I also think this method could return null if collection is not applicable for that given leaf context.

[mayya-sharipova]

Addressed except visitedLimit, because visitedLimit changes per segment as different cost of using filter in a segment context

[benwtrent]

If we adjust the interface, this manager could know about BitSetProducer parentsFilter; and abstract that away from this query.

[benwtrent]

Don't think we want * here

[benwtrent]

One minor thing, but this looks much better.

[jpountz]

FYI I pushed an annotation, this yielded a major speedup: http://people.apache.org/~mikemccand/lucenebench/VectorSearch.html.

[benwtrent]

So cool.
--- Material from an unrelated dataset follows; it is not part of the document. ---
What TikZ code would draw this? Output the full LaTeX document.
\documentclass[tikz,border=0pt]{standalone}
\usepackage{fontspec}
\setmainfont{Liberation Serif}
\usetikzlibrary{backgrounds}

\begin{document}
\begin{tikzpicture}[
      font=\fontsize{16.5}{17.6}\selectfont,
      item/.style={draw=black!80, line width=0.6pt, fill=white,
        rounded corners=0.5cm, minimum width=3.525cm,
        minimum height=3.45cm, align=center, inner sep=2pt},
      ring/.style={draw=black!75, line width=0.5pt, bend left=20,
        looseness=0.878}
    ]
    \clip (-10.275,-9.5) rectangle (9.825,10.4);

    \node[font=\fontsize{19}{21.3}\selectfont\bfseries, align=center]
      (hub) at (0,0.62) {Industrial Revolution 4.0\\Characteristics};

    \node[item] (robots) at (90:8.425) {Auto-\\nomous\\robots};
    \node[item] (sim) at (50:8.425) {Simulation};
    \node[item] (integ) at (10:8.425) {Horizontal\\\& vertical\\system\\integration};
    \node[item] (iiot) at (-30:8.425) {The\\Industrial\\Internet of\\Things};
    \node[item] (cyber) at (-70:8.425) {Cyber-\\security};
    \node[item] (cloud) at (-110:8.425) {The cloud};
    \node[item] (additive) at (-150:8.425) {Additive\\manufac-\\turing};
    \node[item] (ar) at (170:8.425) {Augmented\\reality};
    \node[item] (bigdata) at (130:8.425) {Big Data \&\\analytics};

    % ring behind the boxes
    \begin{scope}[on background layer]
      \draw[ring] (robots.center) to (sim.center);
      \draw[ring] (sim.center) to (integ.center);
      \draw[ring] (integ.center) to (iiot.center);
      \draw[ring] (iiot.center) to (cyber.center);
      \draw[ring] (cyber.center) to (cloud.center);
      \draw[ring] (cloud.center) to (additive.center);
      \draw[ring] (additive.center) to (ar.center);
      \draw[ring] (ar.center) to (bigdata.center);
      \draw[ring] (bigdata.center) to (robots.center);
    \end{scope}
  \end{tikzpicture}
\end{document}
We are now faster at 768 dimensions than we were on 100 dimensions.

⚡ ⚡ ⚡ ⚡ ⚡

[uschindler]

Is it called HNSW or HNWS? I just noticed the title of this PR and differing changes entries.

[msokolov]

HNSW stands for "hierarchical navigable small world" - that should make it easy to remember :)

[mikemccand]

I think this was released in 9.10.0? I added a milestone.

[wurui90]

Dear experts: I wonder

1. Will this PR introduce query-time non determinism? i.e. When we issue the same query multiple times on the same index, will the query results be identical?
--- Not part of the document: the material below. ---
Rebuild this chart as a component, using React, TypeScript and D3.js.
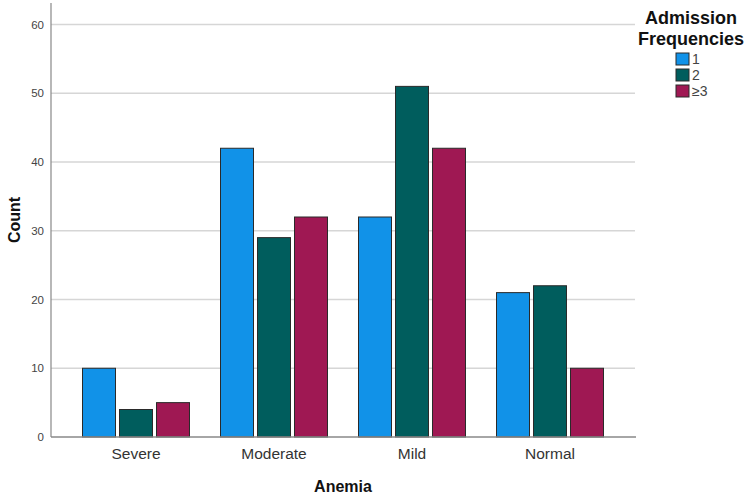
import React from "react";
import * as d3 from "d3";

const categories = ["Severe", "Moderate", "Mild", "Normal"];
const seriesNames = ["1", "2", "≥3"];
const series1 = [10, 42, 32, 21];
const series2 = [4, 29, 51, 22];
const series3 = [5, 32, 42, 10];
const yTicks = [0, 10, 20, 30, 40, 50, 60];
const colors = ["#1192e8", "#005d5d", "#9f1853"];

export default function App() {
  const W = 750, H = 495;
  const axisX = 51, axisRight = 636, y0 = 437, yTop = 3;
  const y = d3.scaleLinear().domain([0, 60]).range([y0, 24.5]);
  const x = d3.scalePoint<string>().domain(categories).range([136, 550]);
  const inner = d3.scaleBand<string>().domain(seriesNames).range([-53.5, 53.5]).paddingInner(0.108);
  const values = [series1, series2, series3];
  const font = "Arial, 'Liberation Sans', sans-serif";

  return (
    <svg width={W} height={H} style={{ position: "absolute", left: 0, top: 0 }} fontFamily={font}>
      <rect width={W} height={H} fill="#fff" />
      {yTicks.filter(t => t > 0).map(t => (
        <line key={t} x1={axisX} x2={635} y1={y(t)} y2={y(t)} stroke="#d6d6d6" strokeWidth={1.5} />
      ))}
      {yTicks.map(t => (
        <text key={t} x={44} y={y(t)} dy="0.35em" textAnchor="end" fontSize={11.5} fill="#444">{t}</text>
      ))}
      {categories.map((c, ci) =>
        seriesNames.map((s, si) => {
          const v = values[si][ci];
          const bx = (x(c) as number) + (inner(s) as number);
          return (
            <rect key={c + s} x={bx} y={y(v)} width={inner.bandwidth()} height={y0 - y(v)}
              fill={colors[si]} stroke="#2a2a2a" strokeWidth={1} />
          );
        })
      )}
      <line x1={axisX} x2={axisX} y1={yTop} y2={y0} stroke="#888" strokeWidth={1.2} />
      <line x1={axisX} x2={axisRight} y1={y0} y2={y0} stroke="#888" strokeWidth={1.5} />
      {categories.map(c => (
        <text key={c} x={x(c)} y={459} textAnchor="middle" fontSize={15.5} fill="#333">{c}</text>
      ))}
      <text x={343} y={492} textAnchor="middle" fontSize={16} fontWeight="bold" fill="#111">Anemia</text>
      <text transform={`translate(20,220) rotate(-90)`} textAnchor="middle" fontSize={16} fontWeight="bold" fill="#111">Count</text>
      <text x={691} y={24} textAnchor="middle" fontSize={18} fontWeight="bold" fill="#111">Admission</text>
      <text x={691} y={45} textAnchor="middle" fontSize={18} fontWeight="bold" fill="#111">Frequencies</text>
      {seriesNames.map((s, i) => (
        <g key={s} transform={`translate(676,${53 + i * 16})`}>
          <rect x={0} y={0} width={13} height={12} fill={colors[i]} stroke="#2a2a2a" strokeWidth={1} />
          <text x={16} y={6} dy="0.37em" fontSize={14} fill="#444">{s}</text>
        </g>
      ))}
    </svg>
  );
}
2. Is this PR automatically on? i.e. we still use the IndexSearcher.search(vectorQuery) without extra args for executor or boolean flags, and this feature will be on. (Based on our reading of the codes, the answer is yes.)

[mayya-sharipova]

@wurui90 Answering your questions

1. Yes, indeed, there is some non-determinism, but I think it would not be much noticed in practice, as the algorithm ensures that each segment still collects some good results before exchanging globally with other segments.
2. Yes, indeed, it automatically on. If your indexSearcher is using an executor with a single thread, than you will get deterministic behaviour. Also, you can set the greediness to 0 here, which will effectively disable algorithm.